Friday, 14 March 2014

Texts and Attitudes, Part 7

 The Pleasures and Wisdom of Reading


On an Australian quiz show recently, a young man in his late twenties was asked to name the title written by Cervantes out of four choices: Paradise Lost, The Divine Comedy, Don Quixote and Gone With The Wind.  The contestant hesitated, obviously unfamiliar with the author or any of the titles.  He then guessed: Paradise Lost.  Well, he lost.  No big deal.  However, have we bred a generation of intelligent young people who have no idea of their own cultural heritage?  It’s not people who don’t know about obscure musical groups, baseball teams, the location of sporting facilities in a given city, or the winners of movie Oscars thirty or forty years ago?  Most of the questions asked on such programmes, as in newspaper quizzes, are trivial, requiring random knowledge, or at best some familiarity with popular and ephemeral culture.  But not to recognize Cervantes as the author of Don Quixote or to confound him with John Milton, or Dante, that is something else indeed.

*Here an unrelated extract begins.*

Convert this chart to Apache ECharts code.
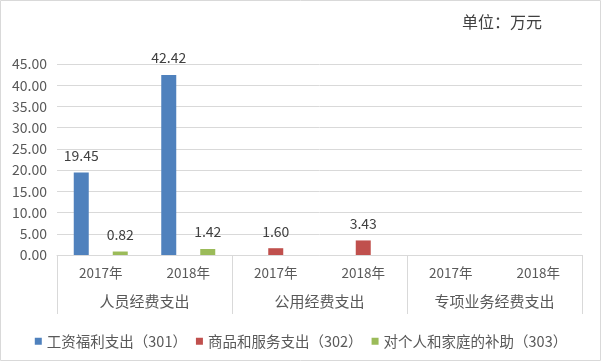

There is one way to know which books to read, since everyone starts off as a beginner, naïve and with a tabula rasa.  If you don’t have parents to guide you and educated teachers to present you with a graduated syllabus of titles to take you grade by grade into the circle of civilized literacy, then you have to become sensitive to what you see and hear around you.  Listen for the clues: the allusions couched in explicit analogies (“They were howling like Macbeth’s witches around the cauldron of mystery”), the implicit references (“Don’t go jousting with windmills, buddy” or “Get thee to a nunnery, sweety pie”), or even more embedded names and expressions.  Notice when two or more authors you enjoy start to quote the same passages in other novels, plays, poems or essays, or mention the names of writers they keep coming back to for inspiration.  When you go back to those sources, see if you can recognize how they (a) remind you of more recent books, (b) seem to comment on ancient or archaic types of people and events, and (c) signal their pre-texts and under-texts in the titles they give to the piece or chapters, the lines they cite as mottoes or epilogues, the contrasts they make to ideas, images and codes they wish to be seen and heard set against.

As you work your way through the vast piles of literature created and easily available—that is, even before you start to seek out the rare and the obscure, the out-of-print and the censored titles—you will become aware of which authors and books are constantly in touch with one another and which have quickly slipped into the silence of obscurity.  Some, that is, keep in mutual contact, keep echoing back and forth through time and place, so that more recent authors keep the long-dead books alive and vibrating with relevance, and the more ancient poems, stories and speculations provide depth and allusive expansion to the newer texts.  Others, however, by lacking these connections, drop out of sight and out of hearing as soon as their immediate purposes are gone.  Many best-sellers—not all, by any means—become popular because they use the language, concepts and discourses of the moment, help many people focus, articulate and make decisions about things in their lives that otherwise seem to vague and complicated; but they lack resonance, and in a very years, if you dare to read them, you find they sound hollow and rickety, for whatever grounding they once seemed to have in reality is now eroded and washed away in the tide of history.

It is not only that reading in this way so as to have flashing lights and reverberating echoes enhancing the books you read, one’s mind making associations, following clues and enjoying the symphony of experiences, but that each new book you read—or re-read because one takes great pleasure both in going back to the primary sources and discovering new authors and titles who are engaged in the same process of mutual enlightenment—helps you understand yourself and your place in the world.


This knowledge goes way beyond random guesses in a quiz show.  This knowledge is what wisdom is based on.  Where knowledge consists of the identifications, recognitions and creative connectivities we keep making as we read, recollect and discuss our readings, wisdom comes to the fore as we learn to understand the patterns created, to make judgments and decisions in everything we do, and to put aside or at least into perspective everything else that does not form a part of the world of intellect and imagination we have discovered.